TA for the second week of 2022 focuses on Ethereum’s post-upgrade scarcity, whale re-accumulation, Death Cross pattern, and the possibility of an emerging altseason.
Burned Ethereum Fees Reach The Highest Point After EIP-1559 Upgrade
As Vitalik Buterin and his companions were launching Ethereum in 2015, the main thesis was to build a “world computer”. Vitalik’s platform has evolved radically since early days and first “Frontier” protocol version, rising to current market capitalization of almost $400 billion. Ethereum has also changed its development course over time, the latest narrative points towards scarcity and “ultra-sound money“. The limited supply seems to follow Bitcoin’s footsteps in digital scarcity, which is a smart choice in long-term horizon.
The said increasing digital scarcity was successfully implemented with the EIP-1559 upgrade that fundamentally changed Ethereum’s structure. The protocol-level EIP-1559 hard fork focused on making the network more scarce and lowering transaction costs. The Ethereum network is being rendered more scarce by digitally burning transaction base fees, significantly reducing the supply. Consequently Ethereum’s supply is expected to peak during late March or early April of 2022 at 118,4 million Ether units. As the embedded chart shows, the total amount of burned Ethereum fees reached 19 424,89 ETH in early weeks of 2022, marking an all-time high.

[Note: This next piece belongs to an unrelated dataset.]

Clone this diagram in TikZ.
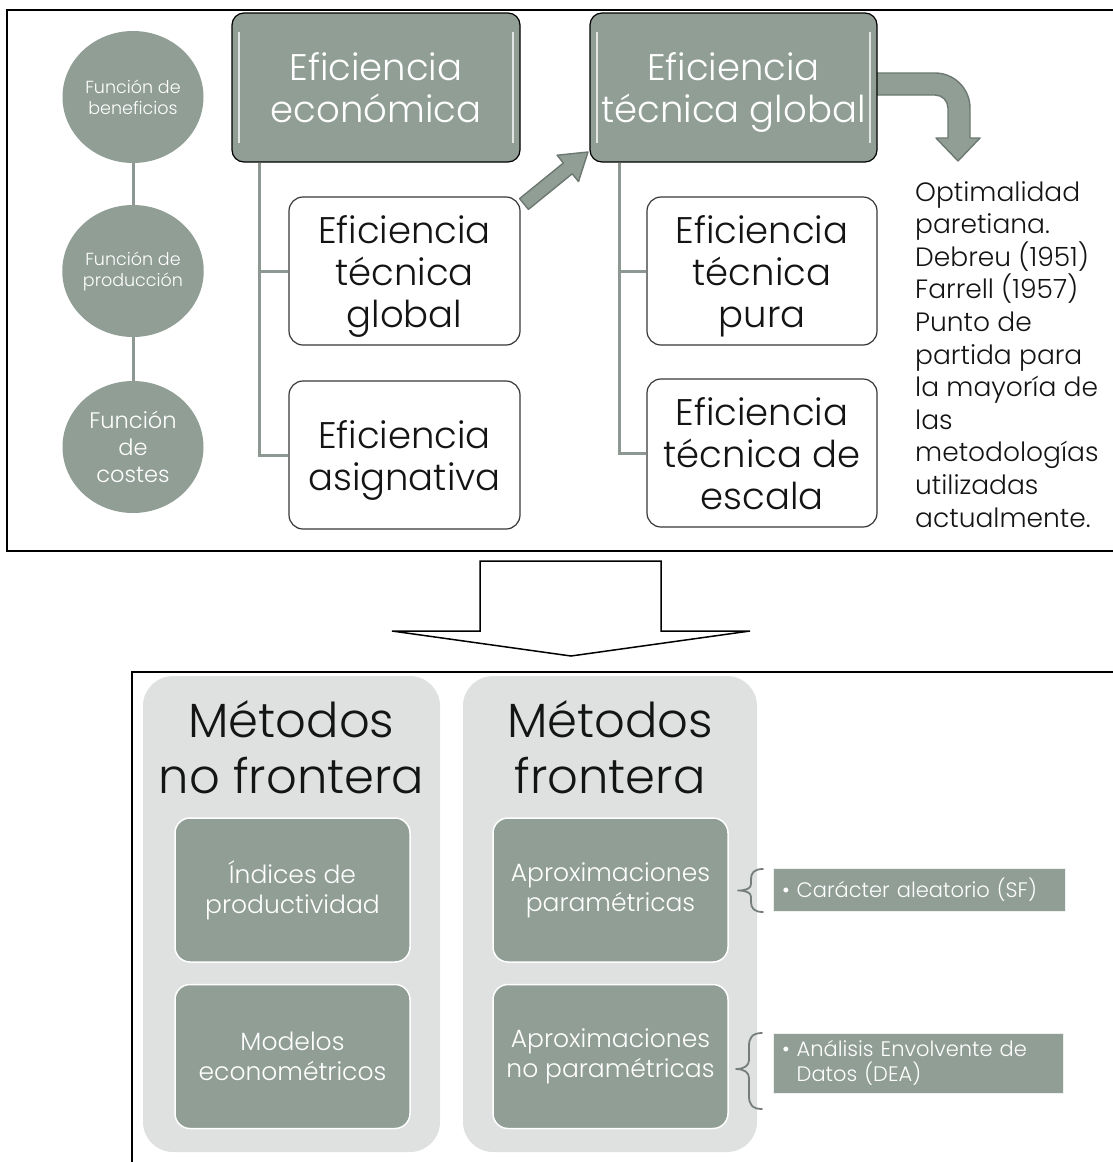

The following chart shows Ethereum’s net issuance per day dropping into negative territory, falling as low as -5941,38 ETH issued on 10th January. Ethereum was historically minted at a fixed rate of around two ETH per block, creating a yearly inflation rate of 4 percent. With the current state of affairs, Ethereum’s supply is significantly reduced and it’s becoming deflationary. The secular downtrend of Ethereum’s exchange reserves is aligned with this setting, as smart money moves their scarce Ethereum units into long-term cold storage.
Whales in Re-Accumulation Mode
As we know the crypto asset markets are heavily influenced by whales, who by the common definition own at least 1000 native bitcoin units. Whales are known to make smart entries and exits compared with the retail investor segment and many analysts try to interpret their behavior. Especially the Bitfinex whales have been active recently.
Looking back at the year 2021, whale activity heavily increased in the parabolic spot price advance of quarter one (Q1). The amount of native bitcoin units in whale addresses peaked in early February 2021 at 8,06 million BTC. Then the whales started a sudden de-risk campaign, reducing their exposure to 7,78 million units in mid-April. This means that whales front-runned retail again and anticipated the overheated market and subsequent correction in May. The whales de-risked well before May’s huge spot correction.
The whales started to accumulate against the falling spot price during summer of 2021 and continued buys until late September. In early October whales de-risked mildly and have continued to buy again in early weeks of 2022. Whales are currently in risk-on mode, despite the weakening (or stagnant) spot price.
Like forecasted in the technical analysis of 52/2021, bitcoin reached a technical “Death Cross” pattern on 13th of January. The Death Cross setting didn’t generate immediate selling pressure, however bitcoin’s declining spot price has been correlated with 50DMA’s downward curve since late November. Some analysts say that Death Cross is a lagging indicator and this might be true, however the 50DMA approaching 200DMA from above warns traders about incoming correction.
As the name suggests, Golden Cross indicates bullish market sentiment and Death Cross bearish sentiment, vice versa. The both indicators use 50 day moving average (50DMA) and 200 day moving average (200DMA). Death Cross occurs when 50DMA crosses 200DMA to the downside = bearish. Golden Cross occurs when 50DMA crosses 200DMA to the upside = bullish.
↑ Golden Cross: 50DMA Crosses 200DMA to The Upside
↓ Death Cross: 50DMA Crossed 200DMA to The Downside
A Possible Altseason?
Looking at bitcoin’s volatility data, the volatility has been decreasing from July’s 30 day volatility peak of 0,05 to current 0,02. This -60 percent decrease in volatility indicates a calmer price action for bitcoin and might create a fertile ground for altcoins. The altcoins have a tendency to perform well in an environment of bitcoin’s sideways price action. The decreasing volatility of bitcoin can act as a catalyst to a new altseason in 2022 quarters one and two.